Lo and behold, the American Express policy didn't actually provide emergency evacuation; it just pays for your travel expenses if you have to buy a last minute ticket on a commercial airline. So my parents ended up paying for a "critical care air ambulance," equipped with a stretcher, medical life support equipment, two pilots and two medical crew members, through a company called Res-q-jets. The company flew my mother, father and brother, who flew to Florida to help out, into Philadelphia, then drove my father by ambulance to the hospital in New Jersey. This "bedside to bedside" service cost $12,000, not covered by any insurance.

There's no question it was the right thing to do because my father has spent the last month back and forth between a hospital and a rehab facility, and he's had some close calls. This is obviously the most upsetting part of the ordeal, but I'm also sick over the fact that I could have prevented the exorbitant cost -- it would have cost a mere $195 via Medjet Assist for both of my parents for two weeks' coverage. An annual membership costs $225 for an individual and $350 for a family. Medjet is just one of several such companies that offer this type of program. As far as I can tell, there is no fine print, and people can't be excluded from joining due to preexisting conditions.

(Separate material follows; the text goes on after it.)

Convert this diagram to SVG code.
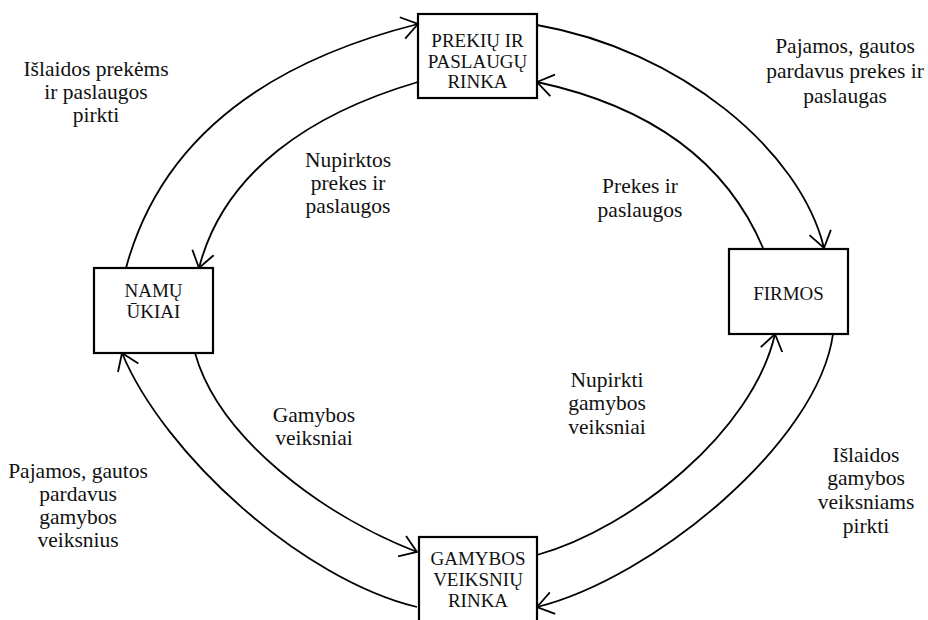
<svg xmlns="http://www.w3.org/2000/svg" width="928" height="620" viewBox="0 0 928 620">
<style>
.box{fill:#fff;stroke:#000;stroke-width:2.2}
.bt{font-size:19px;fill:#111;text-anchor:middle}
.lb{font-size:21.5px;fill:#111;text-anchor:middle}
.c{fill:none;stroke:#000;stroke-width:1.8}
</style>
<defs>
<marker id="ah" markerUnits="userSpaceOnUse" markerWidth="40" markerHeight="40" viewBox="-20 -20 40 40" refX="0" refY="0" orient="auto">
<path d="M-16,-11 L0,0 L-16,11" fill="none" stroke="#000" stroke-width="1.8"/>
</marker>
</defs>
<rect width="928" height="620" fill="#fff"/>
<g id="connectors">
<path class="c" d="M126,268 C160,142 263,63 418,24" marker-end="url(#ah)"/>
<path class="c" d="M418,82 C312,113 224,171 199,268" marker-end="url(#ah)"/>
<path class="c" d="M537,25 C680,50 800,150 824,248" marker-end="url(#ah)"/>
<path class="c" d="M763,248 C724,156 644,105 537,82" marker-end="url(#ah)"/>
<path class="c" d="M417,607 C301,579 164,454 122,353" marker-end="url(#ah)"/>
<path class="c" d="M195,353 C219,439 324,516 417,552" marker-end="url(#ah)"/>
<path class="c" d="M537,555 C633,528 753,431 775,334" marker-end="url(#ah)"/>
<path class="c" d="M833,334 C818,443 653,578 537,607" marker-end="url(#ah)"/>
</g>
<g font-family="'Liberation Serif', 'DejaVu Serif', 'Times New Roman', serif">
<g id="rinka-prekiu">
<rect class="box" x="418" y="14" width="119" height="84"/>
<text class="bt" x="477.5" y="47">PREKIŲ IR</text>
<text class="bt" x="477.5" y="68">PASLAUGŲ</text>
<text class="bt" x="477.5" y="88">RINKA</text>
</g>
<g id="namu-ukiai">
<rect class="box" x="94" y="268" width="119" height="85"/>
<text class="bt" x="153.5" y="297">NAMŲ</text>
<text class="bt" x="153.5" y="318">ŪKIAI</text>
</g>
<g id="firmos">
<rect class="box" x="729" y="249" width="119" height="85"/>
<text class="bt" x="788.5" y="300">FIRMOS</text>
</g>
<g id="rinka-gamybos">
<rect class="box" x="419" y="537" width="118" height="90"/>
<text class="bt" x="478" y="565">GAMYBOS</text>
<text class="bt" x="478" y="586">VEIKSNIŲ</text>
<text class="bt" x="478" y="607">RINKA</text>
</g>
<g id="labels">
<text class="lb" x="96" y="76">Išlaidos prekėms</text>
<text class="lb" x="96" y="99">ir paslaugos</text>
<text class="lb" x="96" y="122">pirkti</text>
<text class="lb" x="845" y="53">Pajamos, gautos</text>
<text class="lb" x="845" y="78">pardavus prekes ir</text>
<text class="lb" x="845" y="103">paslaugas</text>
<text class="lb" x="348" y="167">Nupirktos</text>
<text class="lb" x="348" y="190">prekes ir</text>
<text class="lb" x="348" y="213">paslaugos</text>
<text class="lb" x="640" y="193">Prekes ir</text>
<text class="lb" x="640" y="217">paslaugos</text>
<text class="lb" x="314" y="422">Gamybos</text>
<text class="lb" x="314" y="445">veiksniai</text>
<text class="lb" x="607" y="387">Nupirkti</text>
<text class="lb" x="607" y="410">gamybos</text>
<text class="lb" x="607" y="434">veiksniai</text>
<text class="lb" x="78" y="478">Pajamos, gautos</text>
<text class="lb" x="78" y="501">pardavus</text>
<text class="lb" x="78" y="524">gamybos</text>
<text class="lb" x="78" y="547">veiksnius</text>
<text class="lb" x="866" y="462">Išlaidos</text>
<text class="lb" x="866" y="485">gamybos</text>
<text class="lb" x="866" y="509">veiksniams</text>
<text class="lb" x="866" y="533">pirkti</text>
</g>
</g>
</svg>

You just have to sign up before your trip.

When I think of the places I've been without emergency evacuation insurance -- trekking in Thailand or driving aimlessly through vineyards in the Priorat region of Spain, just south of Barcelona -- and I can't even imagine what a hospital in Vietnam back in 1993, before American borders opened up, would have been like! Given my father's experience, emergency medical insurance seems like a small price to pay and now, I don't think I'll leave home without it.